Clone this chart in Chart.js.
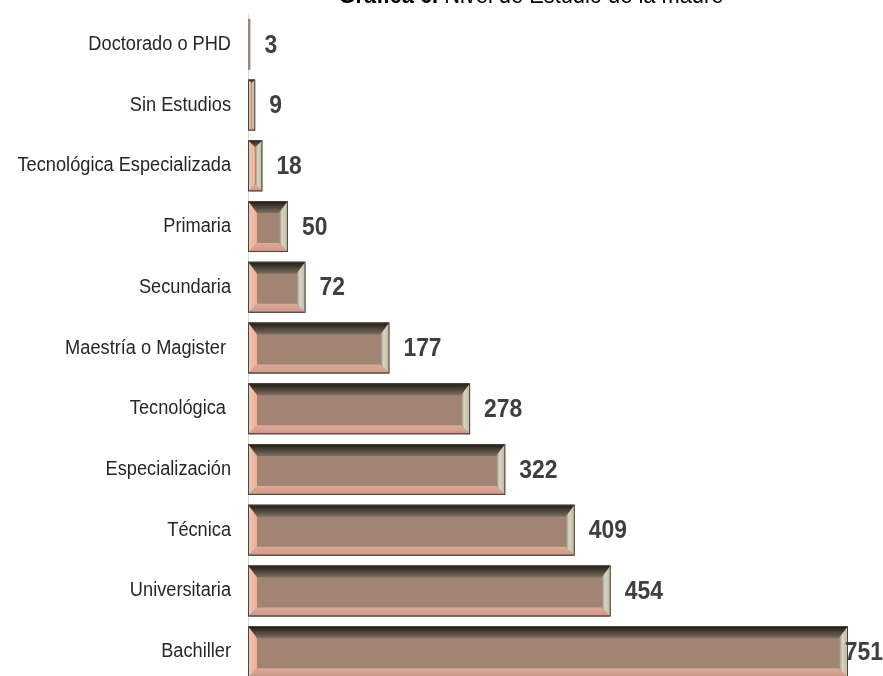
<!DOCTYPE html>
<html>
<head>
<meta charset="utf-8">
<script src="https://cdn.jsdelivr.net/npm/chart.js@4"></script>
<style>
  html, body { margin: 0; padding: 0; background: #fff; overflow: hidden; height: 676px; }
  #chart { display: block; }
</style>
</head>
<body>
<canvas id="chart" width="883" height="682"></canvas>
<script>
// Nivel de estudio de la madre
const categories = [
    'Doctorado o PHD',
    'Sin Estudios',
    'Tecnológica Especializada',
    'Primaria',
    'Secundaria',
    'Maestría o Magister ',
    'Tecnológica ',
    'Especialización',
    'Técnica',
    'Universitaria',
    'Bachiller'
];
const counts = [3, 9, 18, 50, 72, 177, 278, 322, 409, 454, 751];
const titleBold = 'Gráfica 6.';
const titleRest = ' Nivel de Estudio de la madre';

const sans = '"Liberation Sans", Arial, sans-serif';
const squeeze = 0.91; // the source uses a narrow face

// draw text squeezed horizontally
function narrowText(ctx, txt, x, y, align) {
    ctx.save();
    ctx.translate(x, y);
    ctx.scale(squeeze, 1);
    ctx.textAlign = align;
    ctx.fillText(txt, 0, 0);
    ctx.restore();
}

const bevelPlugin = {
    id: 'bevel',
    afterDatasetsDraw(chart) {
        const ctx = chart.ctx;
        const meta = chart.getDatasetMeta(0);
        meta.data.forEach((bar, i) => {
            const L = Math.min(bar.base, bar.x);
            const R = Math.max(bar.base, bar.x);
            const T = bar.y - bar.height / 2;
            const B = bar.y + bar.height / 2;
            const w = R - L;
            if (w < 4) return;
            const b = Math.min(9, w / 2);
            const bt = Math.min(12, w / 2);
            ctx.save();

            // top
            let g = ctx.createLinearGradient(0, T, 0, T + bt);
            g.addColorStop(0, '#1c1810');
            g.addColorStop(1, '#7e6f62');
            ctx.fillStyle = g;
            ctx.beginPath();
            ctx.moveTo(L, T); ctx.lineTo(R, T); ctx.lineTo(R - b, T + bt); ctx.lineTo(L + b, T + bt);
            ctx.closePath(); ctx.fill();

            // bottom
            g = ctx.createLinearGradient(0, B - b, 0, B);
            g.addColorStop(0, '#dcaa98');
            g.addColorStop(0.8, '#d09c8c');
            g.addColorStop(1, '#7a5e56');
            ctx.fillStyle = g;
            ctx.beginPath();
            ctx.moveTo(L, B); ctx.lineTo(R, B); ctx.lineTo(R - b, B - b); ctx.lineTo(L + b, B - b);
            ctx.closePath(); ctx.fill();

            // left
            g = ctx.createLinearGradient(L, 0, L + b, 0);
            g.addColorStop(0, '#f6c4ac');
            g.addColorStop(1, '#e8b09a');
            ctx.fillStyle = g;
            ctx.beginPath();
            ctx.moveTo(L, T); ctx.lineTo(L + b, T + bt); ctx.lineTo(L + b, B - b); ctx.lineTo(L, B);
            ctx.closePath(); ctx.fill();

            // right
            g = ctx.createLinearGradient(R - b, 0, R, 0);
            g.addColorStop(0, '#8c8676');
            g.addColorStop(0.35, '#d8d4c2');
            g.addColorStop(1, '#bdb8a6');
            ctx.fillStyle = g;
            ctx.beginPath();
            ctx.moveTo(R, T); ctx.lineTo(R - b, T + bt); ctx.lineTo(R - b, B - b); ctx.lineTo(R, B);
            ctx.closePath(); ctx.fill();

            ctx.strokeStyle = '#4e463e';
            ctx.lineWidth = 1;
            ctx.strokeRect(L + 0.5, T + 0.5, w - 1, B - T - 1);
            ctx.restore();
        });

        // value labels
        ctx.save();
        ctx.font = 'bold 26px ' + sans;
        ctx.fillStyle = '#3f3f3f';
        ctx.textBaseline = 'middle';
        meta.data.forEach((bar, i) => {
            const txt = String(counts[i]);
            const tw = ctx.measureText(txt).width * 0.88;
            const x = Math.min(Math.max(bar.x, bar.base) + 14, chart.width - tw);
            ctx.save();
            ctx.translate(x, bar.y + 1);
            ctx.scale(0.88, 1);
            ctx.fillText(txt, 0, 0);
            ctx.restore();
        });
        ctx.restore();
    },
    afterDraw(chart) {
        const ctx = chart.ctx;
        const yScale = chart.scales.y;

        // category labels
        ctx.save();
        ctx.font = '20px ' + sans;
        ctx.fillStyle = '#262626';
        ctx.textBaseline = 'middle';
        categories.forEach((c, i) => {
            narrowText(ctx, c, yScale.right - 17, yScale.getPixelForValue(i), 'right');
        });
        ctx.restore();

        // title, cut off at the top like the source
        ctx.save();
        ctx.fillStyle = '#000';
        ctx.textBaseline = 'alphabetic';
        ctx.font = 'bold 24px ' + sans;
        const w1 = ctx.measureText(titleBold).width * squeeze;
        ctx.font = '24px ' + sans;
        const w2 = ctx.measureText(titleRest).width * squeeze;
        const x0 = 531 - (w1 + w2) / 2;
        ctx.font = 'bold 24px ' + sans;
        narrowText(ctx, titleBold, x0, 3, 'left');
        ctx.font = '24px ' + sans;
        narrowText(ctx, titleRest, x0 + w1, 3, 'left');
        ctx.restore();
    }
};

new Chart(document.getElementById('chart'), {
    type: 'bar',
    data: {
        labels: categories,
        datasets: [{
            data: counts,
            backgroundColor: '#a28474',
            borderWidth: 0,
            barPercentage: 0.84,
            categoryPercentage: 1
        }]
    },
    options: {
        indexAxis: 'y',
        responsive: false,
        animation: false,
        layout: { padding: { top: 14, right: 35, left: 0, bottom: 0 } },
        plugins: {
            legend: { display: false },
            tooltip: { enabled: false },
            title: { display: false }
        },
        scales: {
            x: {
                display: false,
                min: 0,
                max: 751
            },
            y: {
                afterFit(scale) { scale.width = 248; },
                grid: { display: false, drawTicks: false },
                border: { display: true, color: '#d9d9d9', width: 1 },
                ticks: { display: false }
            }
        }
    },
    plugins: [bevelPlugin]
});
</script>
</body>
</html>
============================================================
◆ The problem: Return each line exactly as written. Any picture gets left out.

◆ Solved problem:
Clone this chart in Chart.js.
<!DOCTYPE html>
<html>
<head>
<meta charset="utf-8">
<script src="https://cdn.jsdelivr.net/npm/chart.js@4"></script>
<style>
  html, body { margin: 0; padding: 0; background: #fff; overflow: hidden; height: 676px; }
  #chart { display: block; }
</style>
</head>
<body>
<canvas id="chart" width="883" height="682"></canvas>
<script>
// Nivel de estudio de la madre
const categories = [
    'Doctorado o PHD',
    'Sin Estudios',
    'Tecnológica Especializada',
    'Primaria',
    'Secundaria',
    'Maestría o Magister ',
    'Tecnológica ',
    'Especialización',
    'Técnica',
    'Universitaria',
    'Bachiller'
];
const counts = [3, 9, 18, 50, 72, 177, 278, 322, 409, 454, 751];
const titleBold = 'Gráfica 6.';
const titleRest = ' Nivel de Estudio de la madre';

const sans = '"Liberation Sans", Arial, sans-serif';
const squeeze = 0.91; // the source uses a narrow face

// draw text squeezed horizontally
function narrowText(ctx, txt, x, y, align) {
    ctx.save();
    ctx.translate(x, y);
    ctx.scale(squeeze, 1);
    ctx.textAlign = align;
    ctx.fillText(txt, 0, 0);
    ctx.restore();
}

const bevelPlugin = {
    id: 'bevel',
    afterDatasetsDraw(chart) {
        const ctx = chart.ctx;
        const meta = chart.getDatasetMeta(0);
        meta.data.forEach((bar, i) => {
            const L = Math.min(bar.base, bar.x);
            const R = Math.max(bar.base, bar.x);
            const T = bar.y - bar.height / 2;
            const B = bar.y + bar.height / 2;
            const w = R - L;
            if (w < 4) return;
            const b = Math.min(9, w / 2);
            const bt = Math.min(12, w / 2);
            ctx.save();

            // top
            let g = ctx.createLinearGradient(0, T, 0, T + bt);
            g.addColorStop(0, '#1c1810');
            g.addColorStop(1, '#7e6f62');
            ctx.fillStyle = g;
            ctx.beginPath();
            ctx.moveTo(L, T); ctx.lineTo(R, T); ctx.lineTo(R - b, T + bt); ctx.lineTo(L + b, T + bt);
            ctx.closePath(); ctx.fill();

            // bottom
            g = ctx.createLinearGradient(0, B - b, 0, B);
            g.addColorStop(0, '#dcaa98');
            g.addColorStop(0.8, '#d09c8c');
            g.addColorStop(1, '#7a5e56');
            ctx.fillStyle = g;
            ctx.beginPath();
            ctx.moveTo(L, B); ctx.lineTo(R, B); ctx.lineTo(R - b, B - b); ctx.lineTo(L + b, B - b);
            ctx.closePath(); ctx.fill();

            // left
            g = ctx.createLinearGradient(L, 0, L + b, 0);
            g.addColorStop(0, '#f6c4ac');
            g.addColorStop(1, '#e8b09a');
            ctx.fillStyle = g;
            ctx.beginPath();
            ctx.moveTo(L, T); ctx.lineTo(L + b, T + bt); ctx.lineTo(L + b, B - b); ctx.lineTo(L, B);
            ctx.closePath(); ctx.fill();

            // right
            g = ctx.createLinearGradient(R - b, 0, R, 0);
            g.addColorStop(0, '#8c8676');
            g.addColorStop(0.35, '#d8d4c2');
            g.addColorStop(1, '#bdb8a6');
            ctx.fillStyle = g;
            ctx.beginPath();
            ctx.moveTo(R, T); ctx.lineTo(R - b, T + bt); ctx.lineTo(R - b, B - b); ctx.lineTo(R, B);
            ctx.closePath(); ctx.fill();

            ctx.strokeStyle = '#4e463e';
            ctx.lineWidth = 1;
            ctx.strokeRect(L + 0.5, T + 0.5, w - 1, B - T - 1);
            ctx.restore();
        });

        // value labels
        ctx.save();
        ctx.font = 'bold 26px ' + sans;
        ctx.fillStyle = '#3f3f3f';
        ctx.textBaseline = 'middle';
        meta.data.forEach((bar, i) => {
            const txt = String(counts[i]);
            const tw = ctx.measureText(txt).width * 0.88;
            const x = Math.min(Math.max(bar.x, bar.base) + 14, chart.width - tw);
            ctx.save();
            ctx.translate(x, bar.y + 1);
            ctx.scale(0.88, 1);
            ctx.fillText(txt, 0, 0);
            ctx.restore();
        });
        ctx.restore();
    },
    afterDraw(chart) {
        const ctx = chart.ctx;
        const yScale = chart.scales.y;

        // category labels
        ctx.save();
        ctx.font = '20px ' + sans;
        ctx.fillStyle = '#262626';
        ctx.textBaseline = 'middle';
        categories.forEach((c, i) => {
            narrowText(ctx, c, yScale.right - 17, yScale.getPixelForValue(i), 'right');
        });
        ctx.restore();

        // title, cut off at the top like the source
        ctx.save();
        ctx.fillStyle = '#000';
        ctx.textBaseline = 'alphabetic';
        ctx.font = 'bold 24px ' + sans;
        const w1 = ctx.measureText(titleBold).width * squeeze;
        ctx.font = '24px ' + sans;
        const w2 = ctx.measureText(titleRest).width * squeeze;
        const x0 = 531 - (w1 + w2) / 2;
        ctx.font = 'bold 24px ' + sans;
        narrowText(ctx, titleBold, x0, 3, 'left');
        ctx.font = '24px ' + sans;
        narrowText(ctx, titleRest, x0 + w1, 3, 'left');
        ctx.restore();
    }
};

new Chart(document.getElementById('chart'), {
    type: 'bar',
    data: {
        labels: categories,
        datasets: [{
            data: counts,
            backgroundColor: '#a28474',
            borderWidth: 0,
            barPercentage: 0.84,
            categoryPercentage: 1
        }]
    },
    options: {
        indexAxis: 'y',
        responsive: false,
        animation: false,
        layout: { padding: { top: 14, right: 35, left: 0, bottom: 0 } },
        plugins: {
            legend: { display: false },
            tooltip: { enabled: false },
            title: { display: false }
        },
        scales: {
            x: {
                display: false,
                min: 0,
                max: 751
            },
            y: {
                afterFit(scale) { scale.width = 248; },
                grid: { display: false, drawTicks: false },
                border: { display: true, color: '#d9d9d9', width: 1 },
                ticks: { display: false }
            }
        }
    },
    plugins: [bevelPlugin]
});
</script>
</body>
</html>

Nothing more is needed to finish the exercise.